### YOUR INSTRUCTIONS:
Transcribe the listing that follows in full, omitting pictures.

### SOURCE DATA:
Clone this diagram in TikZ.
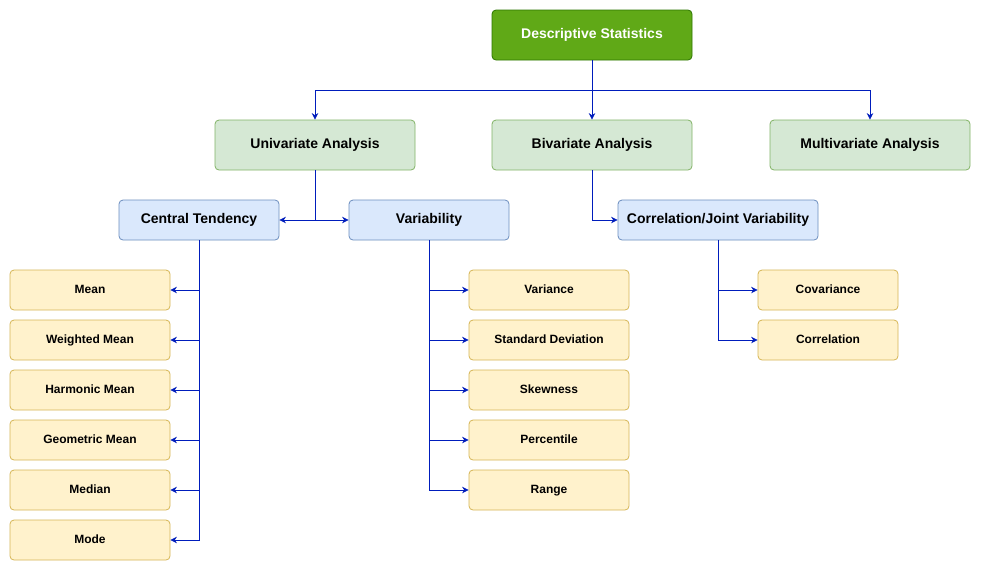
\documentclass[tikz,border=0pt]{standalone}
\usepackage{fontspec}
\setmainfont{Liberation Sans}
\usetikzlibrary{arrows.meta}
\definecolor{topfill}{HTML}{60A917}
\definecolor{topdraw}{HTML}{2D7600}
\definecolor{gfill}{HTML}{D5E8D4}
\definecolor{gdraw}{HTML}{82B366}
\definecolor{bfill}{HTML}{DAE8FC}
\definecolor{bdraw}{HTML}{6C8EBF}
\definecolor{yfill}{HTML}{FFF2CC}
\definecolor{ydraw}{HTML}{D6B656}
\definecolor{arr}{HTML}{001DBC}
\begin{document}
\begin{tikzpicture}[x=1pt,y=-1pt,
  box/.style={rounded corners=4pt, line width=0.8pt, inner sep=0pt, text height=0.72em, text depth=0pt},
  topbox/.style={box, fill=topfill, draw=topdraw, text=white, minimum width=200pt, minimum height=50pt, font=\bfseries\fontsize{14}{16}\selectfont},
  gbox/.style={box, fill=gfill, draw=gdraw, minimum width=200pt, minimum height=50pt, font=\bfseries\fontsize{14}{16}\selectfont},
  bbox/.style={box, fill=bfill, draw=bdraw, minimum height=40pt, font=\bfseries\fontsize{14}{16}\selectfont},
  ybox/.style={box, fill=yfill, draw=ydraw, minimum height=40pt, font=\bfseries\fontsize{12}{14}\selectfont},
  conn/.style={draw=arr, line width=0.8pt, -{Stealth[length=6.5pt,width=6.5pt]}},
  line/.style={draw=arr, line width=0.8pt}
]
\useasboundingbox[fill=white] (0,0) rectangle (981,571);
\node[topbox] (ds) at (592,35) {Descriptive Statistics};
\node[gbox] (uni) at (315,145) {Univariate Analysis};
\node[gbox] (bi) at (592,145) {Bivariate Analysis};
\node[gbox] (multi) at (870,145) {Multivariate Analysis};
\node[bbox, minimum width=160pt] (ct) at (199,220) {Central Tendency};
\node[bbox, minimum width=160pt] (var) at (429,220) {Variability};
\node[bbox, minimum width=200pt] (cor) at (718,220) {Correlation/Joint Variability};
\foreach \n/\t [count=\i] in {mean/Mean, wmean/Weighted Mean, hmean/Harmonic Mean, gmean/Geometric Mean, median/Median, mode/Mode}
  \node[ybox, minimum width=160pt] (\n) at (90,240+50*\i) {\t};
\foreach \n/\t [count=\i] in {variance/Variance, sd/Standard Deviation, skew/Skewness, perc/Percentile, range/Range}
  \node[ybox, minimum width=160pt] (\n) at (549,240+50*\i) {\t};
\node[ybox, minimum width=140pt] (cov) at (828,290) {Covariance};
\node[ybox, minimum width=140pt] (corr) at (828,340) {Correlation};

\coordinate (j0) at (592,90);
\draw[line] (ds.south) -- (j0);
\draw[conn] (j0) -| (uni.north);
\draw[conn] (j0) -- (bi.north);
\draw[conn] (j0) -| (multi.north);
\coordinate (j1) at (315,220);
\draw[line] (uni.south) -- (j1);
\draw[conn] (j1) -- (ct.east);
\draw[conn] (j1) -- (var.west);
\draw[conn] (bi.south) |- (cor.west);
\foreach \n in {mean, wmean, hmean, gmean, median, mode}
  \draw[conn] (ct.south) |- (\n.east);
\foreach \n in {variance, sd, skew, perc, range}
  \draw[conn] (var.south) |- (\n.west);
\foreach \n in {cov, corr}
  \draw[conn] (cor.south) |- (\n.west);
\end{tikzpicture}
\end{document}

### SOLUTION TO THE PROBLEM:
Clone this diagram in TikZ.
\documentclass[tikz,border=0pt]{standalone}
\usepackage{fontspec}
\setmainfont{Liberation Sans}
\usetikzlibrary{arrows.meta}
\definecolor{topfill}{HTML}{60A917}
\definecolor{topdraw}{HTML}{2D7600}
\definecolor{gfill}{HTML}{D5E8D4}
\definecolor{gdraw}{HTML}{82B366}
\definecolor{bfill}{HTML}{DAE8FC}
\definecolor{bdraw}{HTML}{6C8EBF}
\definecolor{yfill}{HTML}{FFF2CC}
\definecolor{ydraw}{HTML}{D6B656}
\definecolor{arr}{HTML}{001DBC}
\begin{document}
\begin{tikzpicture}[x=1pt,y=-1pt,
  box/.style={rounded corners=4pt, line width=0.8pt, inner sep=0pt, text height=0.72em, text depth=0pt},
  topbox/.style={box, fill=topfill, draw=topdraw, text=white, minimum width=200pt, minimum height=50pt, font=\bfseries\fontsize{14}{16}\selectfont},
  gbox/.style={box, fill=gfill, draw=gdraw, minimum width=200pt, minimum height=50pt, font=\bfseries\fontsize{14}{16}\selectfont},
  bbox/.style={box, fill=bfill, draw=bdraw, minimum height=40pt, font=\bfseries\fontsize{14}{16}\selectfont},
  ybox/.style={box, fill=yfill, draw=ydraw, minimum height=40pt, font=\bfseries\fontsize{12}{14}\selectfont},
  conn/.style={draw=arr, line width=0.8pt, -{Stealth[length=6.5pt,width=6.5pt]}},
  line/.style={draw=arr, line width=0.8pt}
]
\useasboundingbox[fill=white] (0,0) rectangle (981,571);
\node[topbox] (ds) at (592,35) {Descriptive Statistics};
\node[gbox] (uni) at (315,145) {Univariate Analysis};
\node[gbox] (bi) at (592,145) {Bivariate Analysis};
\node[gbox] (multi) at (870,145) {Multivariate Analysis};
\node[bbox, minimum width=160pt] (ct) at (199,220) {Central Tendency};
\node[bbox, minimum width=160pt] (var) at (429,220) {Variability};
\node[bbox, minimum width=200pt] (cor) at (718,220) {Correlation/Joint Variability};
\foreach \n/\t [count=\i] in {mean/Mean, wmean/Weighted Mean, hmean/Harmonic Mean, gmean/Geometric Mean, median/Median, mode/Mode}
  \node[ybox, minimum width=160pt] (\n) at (90,240+50*\i) {\t};
\foreach \n/\t [count=\i] in {variance/Variance, sd/Standard Deviation, skew/Skewness, perc/Percentile, range/Range}
  \node[ybox, minimum width=160pt] (\n) at (549,240+50*\i) {\t};
\node[ybox, minimum width=140pt] (cov) at (828,290) {Covariance};
\node[ybox, minimum width=140pt] (corr) at (828,340) {Correlation};

\coordinate (j0) at (592,90);
\draw[line] (ds.south) -- (j0);
\draw[conn] (j0) -| (uni.north);
\draw[conn] (j0) -- (bi.north);
\draw[conn] (j0) -| (multi.north);
\coordinate (j1) at (315,220);
\draw[line] (uni.south) -- (j1);
\draw[conn] (j1) -- (ct.east);
\draw[conn] (j1) -- (var.west);
\draw[conn] (bi.south) |- (cor.west);
\foreach \n in {mean, wmean, hmean, gmean, median, mode}
  \draw[conn] (ct.south) |- (\n.east);
\foreach \n in {variance, sd, skew, perc, range}
  \draw[conn] (var.south) |- (\n.west);
\foreach \n in {cov, corr}
  \draw[conn] (cor.south) |- (\n.west);
\end{tikzpicture}
\end{document}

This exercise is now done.